Penser le projet en amont

S’ils sont indispensables, ces travaux n’en demeurent pas moins déstabilisants pour le personnel, les résidents et les familles. C’est pourquoi il est essentiel d’anticiper les rénovations en bonne coordination avec le directeur et les équipes. « Chaque projet est différent et il n’y a jamais de recette miracle. Le plus important est de discuter avec le directeur pour comprendre l’histoire de l’établissement, l’histoire de ses résidents, ce que souhaitent les équipes, les besoins des personnes âgées, les projets d’avenir du directeur etc. ». Et vice-versa, précise l’architecte. Expliquer la genèse et la finalité du projet de rénovation aux résidents leur permet aussi de le comprendre et de l’accepter. Enfin, pour réduire au maximum les nuisances sonores susceptibles de déstabiliser les personnes âgées durant les travaux, les professionnels du bâti recommandent d’organiser le chantier par phases et d’organiser des visites avec les résidents et les familles pour observer l’évolution des rénovations et les impliquer dans le projet.   

 


 

Quelques conseils pour améliorer le bien-être des résidents

– Les lumières naturelles permettent de recréer un univers domestique.

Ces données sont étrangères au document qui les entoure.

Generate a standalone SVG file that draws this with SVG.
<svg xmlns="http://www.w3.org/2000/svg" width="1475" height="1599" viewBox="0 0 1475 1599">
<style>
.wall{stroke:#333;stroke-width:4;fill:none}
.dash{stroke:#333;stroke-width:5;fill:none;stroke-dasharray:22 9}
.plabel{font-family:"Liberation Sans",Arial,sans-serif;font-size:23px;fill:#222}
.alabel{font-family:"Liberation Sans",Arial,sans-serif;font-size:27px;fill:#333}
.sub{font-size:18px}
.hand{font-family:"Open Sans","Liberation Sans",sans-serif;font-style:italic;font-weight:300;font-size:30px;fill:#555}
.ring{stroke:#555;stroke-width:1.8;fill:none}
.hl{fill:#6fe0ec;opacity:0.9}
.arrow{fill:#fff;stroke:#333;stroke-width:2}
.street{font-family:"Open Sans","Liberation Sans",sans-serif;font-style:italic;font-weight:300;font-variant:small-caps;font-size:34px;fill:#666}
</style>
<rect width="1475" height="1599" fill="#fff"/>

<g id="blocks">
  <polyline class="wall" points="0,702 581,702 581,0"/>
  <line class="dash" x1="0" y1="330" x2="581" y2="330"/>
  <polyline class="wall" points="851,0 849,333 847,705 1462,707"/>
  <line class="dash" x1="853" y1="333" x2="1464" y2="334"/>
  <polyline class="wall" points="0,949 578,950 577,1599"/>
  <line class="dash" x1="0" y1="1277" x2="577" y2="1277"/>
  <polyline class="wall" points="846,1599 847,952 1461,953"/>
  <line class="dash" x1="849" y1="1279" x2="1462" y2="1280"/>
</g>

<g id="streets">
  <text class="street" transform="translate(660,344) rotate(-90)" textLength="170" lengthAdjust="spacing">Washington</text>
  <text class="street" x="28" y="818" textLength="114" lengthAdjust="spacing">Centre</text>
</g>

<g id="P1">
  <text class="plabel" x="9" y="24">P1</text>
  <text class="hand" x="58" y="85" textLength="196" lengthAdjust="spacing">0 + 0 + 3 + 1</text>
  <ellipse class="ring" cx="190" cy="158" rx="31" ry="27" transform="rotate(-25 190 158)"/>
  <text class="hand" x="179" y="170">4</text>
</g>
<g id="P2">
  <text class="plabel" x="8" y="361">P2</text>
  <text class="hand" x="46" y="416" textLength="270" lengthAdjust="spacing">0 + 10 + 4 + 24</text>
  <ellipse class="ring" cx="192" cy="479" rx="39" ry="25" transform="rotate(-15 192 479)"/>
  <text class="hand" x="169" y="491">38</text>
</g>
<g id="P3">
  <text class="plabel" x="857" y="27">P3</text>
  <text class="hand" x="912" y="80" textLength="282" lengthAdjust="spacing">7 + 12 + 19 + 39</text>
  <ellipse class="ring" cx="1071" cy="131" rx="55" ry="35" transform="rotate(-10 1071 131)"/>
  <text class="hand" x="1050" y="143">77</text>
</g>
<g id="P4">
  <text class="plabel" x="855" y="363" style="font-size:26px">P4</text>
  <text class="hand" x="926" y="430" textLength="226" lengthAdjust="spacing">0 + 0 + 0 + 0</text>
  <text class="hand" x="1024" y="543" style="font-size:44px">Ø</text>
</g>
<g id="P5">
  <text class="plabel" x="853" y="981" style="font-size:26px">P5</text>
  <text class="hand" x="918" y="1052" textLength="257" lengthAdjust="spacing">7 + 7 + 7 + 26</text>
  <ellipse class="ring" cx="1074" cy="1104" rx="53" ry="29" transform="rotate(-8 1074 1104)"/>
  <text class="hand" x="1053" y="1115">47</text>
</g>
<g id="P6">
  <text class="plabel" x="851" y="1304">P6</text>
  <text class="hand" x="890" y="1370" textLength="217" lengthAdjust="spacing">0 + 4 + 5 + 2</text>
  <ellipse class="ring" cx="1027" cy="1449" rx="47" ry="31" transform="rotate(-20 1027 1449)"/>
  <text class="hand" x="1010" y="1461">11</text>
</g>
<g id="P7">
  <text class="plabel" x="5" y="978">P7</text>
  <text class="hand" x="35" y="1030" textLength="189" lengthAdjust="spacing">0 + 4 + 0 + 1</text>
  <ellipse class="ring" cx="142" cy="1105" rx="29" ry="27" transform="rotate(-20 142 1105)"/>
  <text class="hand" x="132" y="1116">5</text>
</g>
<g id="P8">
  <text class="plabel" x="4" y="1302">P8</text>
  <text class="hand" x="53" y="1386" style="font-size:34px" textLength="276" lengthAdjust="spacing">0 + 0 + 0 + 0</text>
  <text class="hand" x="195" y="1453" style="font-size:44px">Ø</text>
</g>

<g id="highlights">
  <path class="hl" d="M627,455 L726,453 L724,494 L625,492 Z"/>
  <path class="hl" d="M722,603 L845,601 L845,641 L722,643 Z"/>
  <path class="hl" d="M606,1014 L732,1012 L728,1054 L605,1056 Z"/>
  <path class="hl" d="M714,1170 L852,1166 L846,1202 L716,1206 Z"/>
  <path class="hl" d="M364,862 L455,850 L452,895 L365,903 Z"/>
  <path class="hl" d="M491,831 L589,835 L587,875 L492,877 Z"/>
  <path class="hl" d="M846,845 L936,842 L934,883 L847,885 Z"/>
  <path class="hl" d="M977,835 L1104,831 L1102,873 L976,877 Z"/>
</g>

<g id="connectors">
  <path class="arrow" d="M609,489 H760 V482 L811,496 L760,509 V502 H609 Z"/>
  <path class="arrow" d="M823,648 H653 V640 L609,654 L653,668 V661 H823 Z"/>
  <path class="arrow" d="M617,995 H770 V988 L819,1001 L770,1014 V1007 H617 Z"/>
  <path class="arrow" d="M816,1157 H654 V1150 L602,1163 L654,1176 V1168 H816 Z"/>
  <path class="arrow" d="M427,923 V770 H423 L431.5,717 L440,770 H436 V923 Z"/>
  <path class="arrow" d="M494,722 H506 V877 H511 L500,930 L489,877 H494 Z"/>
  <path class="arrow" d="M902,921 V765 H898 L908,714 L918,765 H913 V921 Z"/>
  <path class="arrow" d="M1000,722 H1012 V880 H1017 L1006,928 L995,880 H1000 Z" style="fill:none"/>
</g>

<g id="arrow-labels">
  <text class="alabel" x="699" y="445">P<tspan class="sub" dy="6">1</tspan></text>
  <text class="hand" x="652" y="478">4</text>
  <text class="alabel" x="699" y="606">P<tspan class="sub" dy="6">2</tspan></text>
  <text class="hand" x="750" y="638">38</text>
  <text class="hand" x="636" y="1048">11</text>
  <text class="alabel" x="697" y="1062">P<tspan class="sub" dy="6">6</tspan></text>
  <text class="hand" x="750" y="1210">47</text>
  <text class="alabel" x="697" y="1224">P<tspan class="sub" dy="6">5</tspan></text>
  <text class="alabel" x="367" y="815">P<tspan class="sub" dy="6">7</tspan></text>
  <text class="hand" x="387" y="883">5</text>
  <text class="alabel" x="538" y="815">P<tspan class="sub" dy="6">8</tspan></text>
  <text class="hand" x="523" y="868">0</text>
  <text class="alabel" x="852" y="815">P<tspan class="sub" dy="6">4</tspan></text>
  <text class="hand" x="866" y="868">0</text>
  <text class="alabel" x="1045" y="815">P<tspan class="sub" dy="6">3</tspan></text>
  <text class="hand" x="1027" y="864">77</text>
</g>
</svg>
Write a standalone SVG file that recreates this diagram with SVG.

– Une bonne acoustique des pièces favorise les relations sociales.

– L’utilisation de matériaux traditionnels et de matières nobles (carrelage, faïence) pour les appareils sanitaires sont « un gage de qualité et créent une impression de propreté et de chaleur », insiste Didier Salon.

– Les espaces collectifs doivent être conçus de telle manière que les résidents observent les mouvements de personnel afin de se sentir au cœur de la vie de l’établissement.

– « Les éléments extérieurs (clochers, routes) aident les personnes âgées à se repérer plus facilement dans l’établissement. En outre, cela permet d’avoir la perception de la variation de la lumière dans la journée. Pensez donc à installer de nombreuses fenêtres », recommande Didier salon

– S’inspirer de l’hôtellerie pour créer les chambres : « privilégiez le minimalisme et laissez de la place au mobilier du résident », suggère l’architecte.